2. Restock bird feeders and be sure to provide clean water.

3. If you've rooted cuttings in the fall and they're leggy, pinch them back a bit and change the water.

4. Be careful not to overwater houseplants; most don't require much water during winter.

5. As long as the ground isn't frozen, you can plant the bulbs you didn't get around to planting in fall, but expect smaller plants this year.

6. It's the Epiphany: time to take down the Christmas tree. Trim branches and use as mulch over garden beds.

7. Take an inventory of seeds and supplies so you'll know what needs to be replenished.

8. Mist houseplants every other day with room-temperature water or run a humidifier.

9. Avoid walking on frozen turf.

10. Gently rinse houseplant foliage, trim brown leaves and repot into a slightly larger container, but don't fertilize until next month.

11. Order seeds for annuals now for starting next month.

12. Reapply deer and rodent repellents.

13. When temperatures are above 40 degrees, spray broadleaf evergreens with anti-desiccant to protect from winter damage.

14. Check tree branches for beige-colored blobs. They're gypsy-moth egg cases. Remove, destroy and discard in the trash.

15. Check stored bulbs and corms, sprinkle with water if necessary and discard any that have rotted.

16. Gently poke a hole through frozen fish ponds to release gasses, or hold a potful of steaming water over ice to melt an opening in the surface.

17. Rotate houseplant pots with every watering to keep them from bending toward the light.

18. Monitor tree and shrub branches and prune those that are broken.

19. When shoveling snow, pile it onto perennial beds as long as you haven't salted. It'll add extra insulation, igloo-like.

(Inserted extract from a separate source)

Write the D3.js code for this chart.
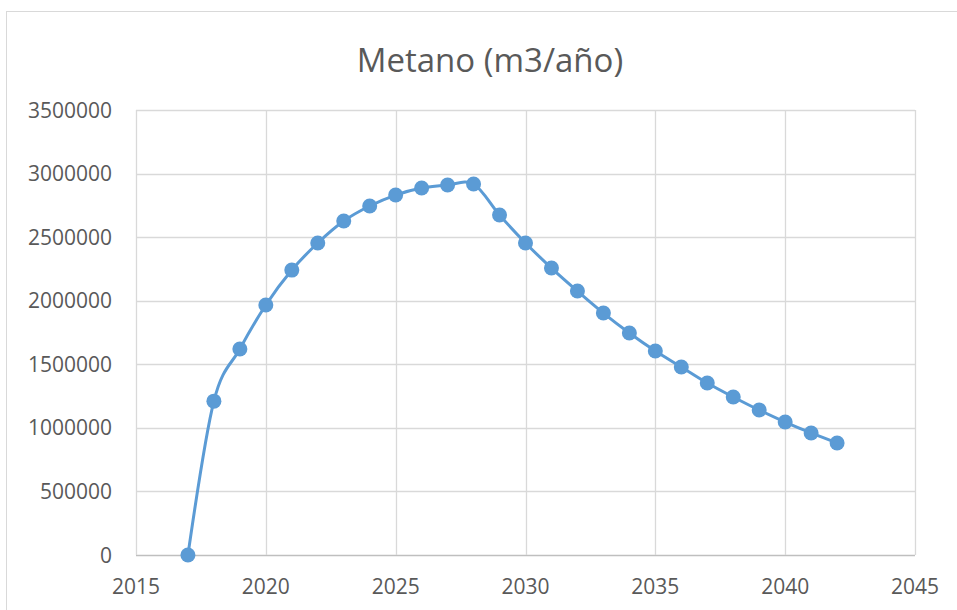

20. Inspect indoor plants for pests, taking care to check under leaves where many prefer to live.

21. Check bog plants overwintering indoors and discard those that are rotting.

22. Clean and sterilize seed-starting supplies to avoid spreading damping-off and other diseases.

23. When blooms are faded, deadhead forced amaryllis, but discard paperwhites.

24. Check perennials and bulbs in the garden and use your foot to push back those that have lifted out of the ground.

25. Order vegetables and perennials. The most popular seeds and plants will sell out soon. Most nurseries time shipping for spring planting.

26. Start parsley, onions and leeks indoors. Start seeds in a dark location, and as soon as there are sprouts move them into bright light - under fluorescent grow lights or by a super sunny windowsill.

27. Begin pruning dormant fruit trees, but be sure to complete the task by the end of March.

28. Brush snow off evergreen limbs with a broom to avoid deformities and breakage.

29. Cut branches of forsythia, dogwood, honeysuckle, lilac, quince and redbud and place in vases to bloom early.

30. Start slow-growing annuals like ageratum, nicotiana, snapdragons and verbena indoors.